Greggs braces for profit drop as weight-loss drugs suppress demand for sausage rolls
The UK’s biggest bakery chain is expected to post its first significant annual profit decline in years when it reports full-year results on Tuesday (3 March), with appetite-suppressing medications such as Ozempic and Wegovy cited as a growing drag on sales of its signature high-calorie pastries.
Analysts are forecasting pretax profits of around £173 million for the 52 weeks to 27 December 2025, a roughly 9% drop from the previous year, despite total sales rising 6.8% to £2.151 billion.
Like-for-like sales at company-managed shops grew a modest 2.4% for the full year, accelerating to 2.9% in the fourth quarter as Greggs benefited from aggressive store expansion and targeted promotions.

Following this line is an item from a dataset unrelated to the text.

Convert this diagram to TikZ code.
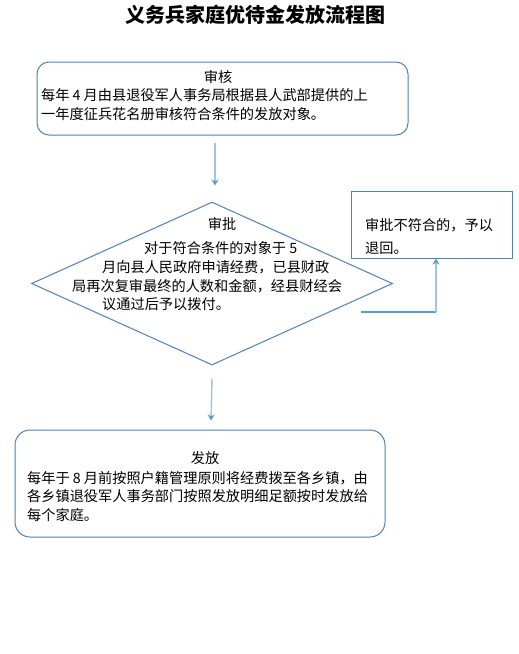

The profit warning comes as Greggs grapples with a perfect storm: subdued consumer confidence, rising labour and tax costs, and increasingly, the structural shift triggered by GLP-1 weight-loss drugs.
Chief executive Roisin Currie has been blunt about the change. In updates accompanying the chain’s trading statements, she warned there is ‘no doubt’ that appetite-suppressing medication is having an impact on the business, joining a growing chorus of food retailers pointing to changing customer habits.
Jefferies analysts went further in February, calling the drugs a ‘material threat’ that disproportionately hits demand for Greggs’ savoury, fatty favourites – sausage rolls, steak bakes and pasties.
The brokerage downgraded the stock to ‘hold’ from ‘buy’, triggering a 6% single-day share drop. Greggs shares had already fallen around 40% over the course of 2025, reflecting investor concerns that the Ozempic effect could prove more than temporary.
While Greggs opened a net 121 new stores in 2025 (taking the total estate to 2,739), underlying demand growth has slowed markedly from the double-digit surges seen in earlier post-pandemic years. Market-research firm Circana showed Greggs still gaining share of visits, but the overall food-to-go market has been soft.
Other cost pressures
Cost pressures have compounded the issue. National insurance changes, minimum wage rises, and lingering ingredient inflation have squeezed margins even as the company delivered £13 million in efficiency savings last year.
Currie has described 2026 as a year of ‘“’temporary pressure on margins’ as the group invests in a new Derby production facility and distribution centre.
For 2026, the board expects profits to hold at broadly similar underlying levels to 2025, with any improvement dependent on a consumer recovery. It plans another 120 net new openings and says capex will fall sharply, shifting the group back to net cash generation.
Currie, who took the top job in 2023, has positioned Greggs as a value champion in a cost-conscious Britain. The chain has leaned into meal deals, breakfast ranges and delivery partnerships while keeping core prices under review rather than hiking aggressively.
Some analysts, including JPMorgan, still see long-term structural strengths – a convenient high-street footprint, strong brand and franchise expansion potential – describing the current valuation as a 40% discount to historic averages.
But the GLP-1 wildcard is new. With an estimated 4%+ of the UK adult population now using the drugs, and prescriptions continuing to rise, retailers from supermarkets to fast-food groups are watching closely. Greggs’ core customer base, often younger, urban and frequent snackers, overlaps with early adopters of the medications.